My friend and I went to see the French-language film Amour – which translates to “Love” in English, obvi – Friday night. Because, Oscars. And the poster makes it look like we’re dealing with the ultimately redemptive power of love in a time of sickness and old age. SCORE
Well, this isn’t The Notebook friends. Amour has the old-age part, but not the redemptive-power-of-love theme. The film – directed and penned by the very Austrian Michael Haneke (The White Ribbon, The Piano Teacher) – tells the story of the lives of a retired Parisian couple after the wife suffers a stroke. She has an aversion to hospitals, and after an unsuccessful operation to clear the blocked artery that caused her stroke, she asks her husband to take care of her from then on only in their home. Having little contact with the outside world, the couple is forced to turn to and look at only one another and how they have lived their relationship.
Our protagonist husband, ever dutiful, is the shaky rock (is that possible?) for his wife as her health declines. Sometimes she is mopey and demanding. Other times, she seems content just to be with him. They read together. They reminisce. She learns new things about him, perhaps listening to him for the first time. Over the course of the film, her right side succumbs to paralysis and she suffers another stroke that leaves her bedridden. One remarkable scene ends with our husband slapping his wife out of frustration when she won’t drink the water he must feed her. The film ends with her death, which has its own implications.
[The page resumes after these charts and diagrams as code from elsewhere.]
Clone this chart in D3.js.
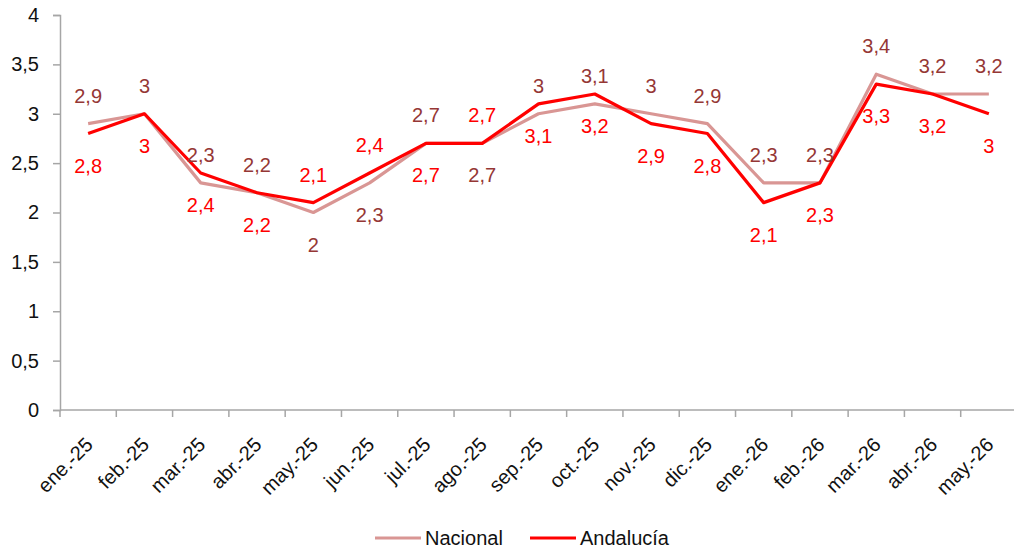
<!DOCTYPE html>
<html>
<head>
<meta charset="utf-8">
<script src="https://cdn.jsdelivr.net/npm/d3@7"></script>
<style>
  html, body { margin: 0; padding: 0; background: #fff; }
  svg { display: block; font-family: "Liberation Sans", Arial, sans-serif; }
</style>
</head>
<body>
<svg id="chart" width="1014" height="550"></svg>
<script>
// ---- Data ----
const categories = ["ene.-25","feb.-25","mar.-25","abr.-25","may.-25","jun.-25","jul.-25","ago.-25","sep.-25","oct.-25","nov.-25","dic.-25","ene.-26","feb.-26","mar.-26","abr.-26","may.-26"];
const nacional  = [2.9, 3.0, 2.3, 2.2, 2.0, 2.3, 2.7, 2.7, 3.0, 3.1, 3.0, 2.9, 2.3, 2.3, 3.4, 3.2, 3.2];
const andalucia = [2.8, 3.0, 2.4, 2.2, 2.1, 2.4, 2.7, 2.7, 3.1, 3.2, 2.9, 2.8, 2.1, 2.3, 3.3, 3.2, 3.0];
const yTicks = [0, 0.5, 1, 1.5, 2, 2.5, 3, 3.5, 4];
// label placement per point: "a" = above, "b" = below
const nacionalLabelPos  = ["a","a","a","a","b","b","a","b","a","a","a","a","a","a","a","a","a"];
const andaluciaLabelPos = ["b","b","b","b","a","a","b","a","b","b","b","b","b","b","b","b","b"];

(function () {
const fmt = v => String(v).replace(".", ",");

const svg = d3.select("#chart");
const mLeft = 60, mRight = 1017, mTop = 15, mBottom = 410;
const axisColor = "#a6a6a6";
const fontSize = 20;
const textColor = "#111";

const x = d3.scaleBand().domain(categories).range([mLeft, mRight]).padding(0);
const y = d3.scaleLinear().domain([0, 4]).range([mBottom, mTop]);
const cx = c => x(c) + x.bandwidth() / 2;

// Y axis
const yAxis = svg.append("g").attr("transform", `translate(${mLeft},0)`)
  .call(d3.axisLeft(y).tickValues(yTicks).tickSize(7).tickPadding(14).tickFormat(fmt));
yAxis.select(".domain").attr("stroke", axisColor).attr("stroke-width", 1.5);
yAxis.selectAll(".tick line").attr("stroke", axisColor).attr("stroke-width", 1.5);
yAxis.selectAll(".tick text").attr("font-size", fontSize).attr("fill", textColor)
  .attr("font-family", "Liberation Sans, Arial, sans-serif");

// X axis (ticks at band boundaries)
const xg = svg.append("g").attr("transform", `translate(0,${mBottom})`);
xg.append("line").attr("x1", mLeft).attr("x2", mRight).attr("y1", 0).attr("y2", 0)
  .attr("stroke", axisColor).attr("stroke-width", 1.5);
xg.selectAll("line.tk").data(categories).enter().append("line").attr("class", "tk")
  .attr("x1", d => x(d)).attr("x2", d => x(d)).attr("y1", 0).attr("y2", 7)
  .attr("stroke", axisColor).attr("stroke-width", 1.5);
xg.selectAll("text.xl").data(categories).enter().append("text").attr("class", "xl")
  .attr("transform", d => `translate(${cx(d) + 1},${31}) rotate(-45)`)
  .attr("text-anchor", "end")
  .attr("dominant-baseline", "central")
  .attr("font-size", fontSize).attr("fill", textColor)
  .text(d => d);

// Lines
const line = d3.line().x((d, i) => cx(categories[i])).y(d => y(d));
const series = [
  { name: "Nacional", values: nacional, color: "#d99694", labelColor: "#953735", pos: nacionalLabelPos },
  { name: "Andalucía", values: andalucia, color: "#ff0000", labelColor: "#ff0000", pos: andaluciaLabelPos }
];
series.forEach(s => {
  svg.append("path").datum(s.values).attr("d", line)
    .attr("fill", "none").attr("stroke", s.color).attr("stroke-width", 3.2)
    .attr("stroke-linejoin", "round");
});
series.forEach(s => {
  svg.append("g").selectAll("text").data(s.values).enter().append("text")
    .attr("x", (d, i) => cx(categories[i]))
    .attr("y", (d, i) => y(d) + (s.pos[i] === "a" ? -28 : 32))
    .attr("text-anchor", "middle").attr("dominant-baseline", "central")
    .attr("font-size", fontSize).attr("fill", s.labelColor)
    .text(d => fmt(d));
});

// Legend
const legend = [
  { name: "Nacional", color: "#d99694", x: 375 },
  { name: "Andalucía", color: "#ff0000", x: 530 }
];
const lg = svg.append("g");
legend.forEach(l => {
  lg.append("line").attr("x1", l.x).attr("x2", l.x + 46).attr("y1", 538).attr("y2", 538)
    .attr("stroke", l.color).attr("stroke-width", 3.2);
  lg.append("text").attr("x", l.x + 50).attr("y", 538).attr("dominant-baseline", "central")
    .attr("font-size", fontSize).attr("fill", textColor).text(l.name);
});
})();
</script>
</body>
</html>
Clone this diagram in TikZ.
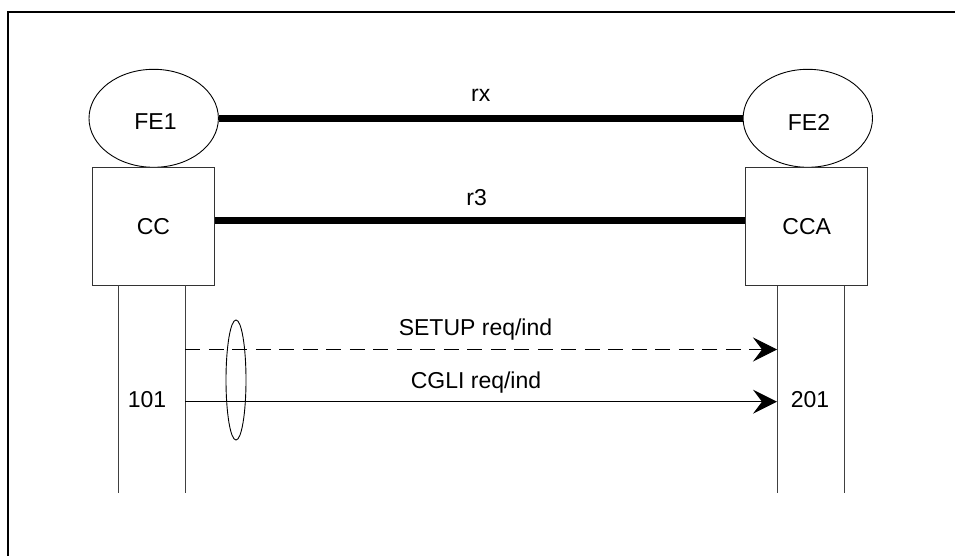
\documentclass[tikz,border=0pt]{standalone}
\usepackage{fontspec}
\setmainfont{Liberation Sans}
\usetikzlibrary{shapes.geometric,arrows.meta}
\begin{document}
\begin{tikzpicture}[x=1pt,y=-1pt,
  every node/.style={font=\fontsize{23}{27}\selectfont, inner sep=0pt},
  fe/.style={draw, ellipse, line width=0.9pt, minimum width=129.4pt, minimum height=98pt},
  ccbox/.style={draw, rectangle, line width=1pt, draw=black!80, minimum width=121.5pt, minimum height=118pt},
  life/.style={line width=1pt, draw=black!75},
  thick link/.style={line width=7pt},
  msg/.style={line width=1pt, -{Stealth[length=24pt,width=24pt,inset=9pt]}},
  dashmsg/.style={msg, dash pattern=on 15pt off 8.5pt},
  lbl/.style={anchor=center}]
\useasboundingbox (0,0) rectangle (955,556);
% frame
\draw[line width=1.5pt] (8,556) -- (8,12) -- (955,12);
% entities
\node[fe] (FE1) at (153.7,118.3) {};
\node at (155.5,122) {FE1};
\node[fe] (FE2) at (807.8,118.3) {};
\node at (809,122) {FE2};
\node[ccbox] (CC) at (153.4,226.2) {CC};
\node[ccbox, minimum width=122pt] (CCA) at (806.7,226.6) {CCA};
% links
\draw[thick link] (FE1.east) -- (FE2.west) node[pos=0.5, above=13pt, font=\fontsize{23}{27}\selectfont] (rx) {rx};
\draw[thick link] (CC.east |- 0,220) coordinate (r3a) -- (CCA.west |- 0,220) coordinate (r3b);
\node (r3) at (476.7,198) {r3};
% lifelines
\coordinate (L1t) at (118.3,285.2);
\coordinate (L1b) at (118.3,493);
\coordinate (L2t) at (185.3,285.2);
\coordinate (L2b) at (185.3,493);
\coordinate (R1t) at (777,285.6);
\coordinate (R1b) at (777,493);
\coordinate (R2t) at (844.3,285.6);
\coordinate (R2b) at (844.3,493);
\draw[life] (L1t) -- (L1b);
\draw[life] (L2t) -- (L2b);
\draw[life] (R1t) -- (R1b);
\draw[life] (R2t) -- (R2b);
% messages
\coordinate (s1) at (185.3,349.5);
\coordinate (s2) at (777,349.5);
\coordinate (c1) at (185.3,401.7);
\coordinate (c2) at (777,401.7);
\draw[dashmsg] (s1) -- (s2);
\draw[msg] (c1) -- (c2);
\node (setup) at (475.5,330) {SETUP req/ind};
\node (cgli) at (476,383) {CGLI req/ind};
% grouping ellipse
\node[draw, ellipse, line width=0.9pt, minimum width=20pt, minimum height=120pt] (grp) at (236,380) {};
% numbers
\node (n101) at (147,400) {101};
\node (n201) at (810,400) {201};
\end{tikzpicture}
\end{document}
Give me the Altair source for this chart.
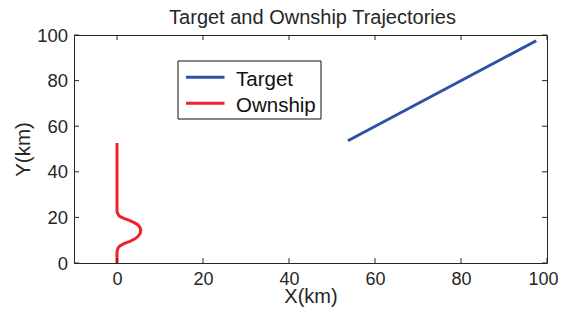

Amour was jarring, uncomfortable, minimalistic. It had no score and no music aside from that which was a part of the actual story. The most thought-provoking aspect of Amour, for me, was the idea that love perhaps doesn’t have its own definition; it is instead an amalgam of things – at times confusion, dependency, despondency, intimacy, friendship, devotion. It cannot be defined itself, but only analyzed moment-by-moment for us to have any grasp of it. Could it even be reduced to being a “habit?”
And what of death in Amour? Perhaps it is human nature that will have us believe we are dead the moment we are diagnosed with a terminal illness or sick. But our immobilized, “dying” wife is still very much alive while lying in bed – capable of fear, contentment, frustration, the ability to feel physical pain and to continue to interact with her husband. Haneke seems to be saying that the quality of our lives can deteriorate, but our lives can still change up until the moment we take our last breath.
It’s a brave and purposeful move to title a film Amour. Your audience comes to you with preconceived, idealistic notions. Haneke – himself an aging, married artist – is ready to break you of those notions, however uncomfortable you may be, and considering I’m still thinking about the effed-up movie two days later, he succeeded.
Verdict: A well-done film. Not for everyone. Thought-provoking, depressing and European. Some could see it as hopeful; its sparseness and characterization were too gritty for me to want to label it optimistic.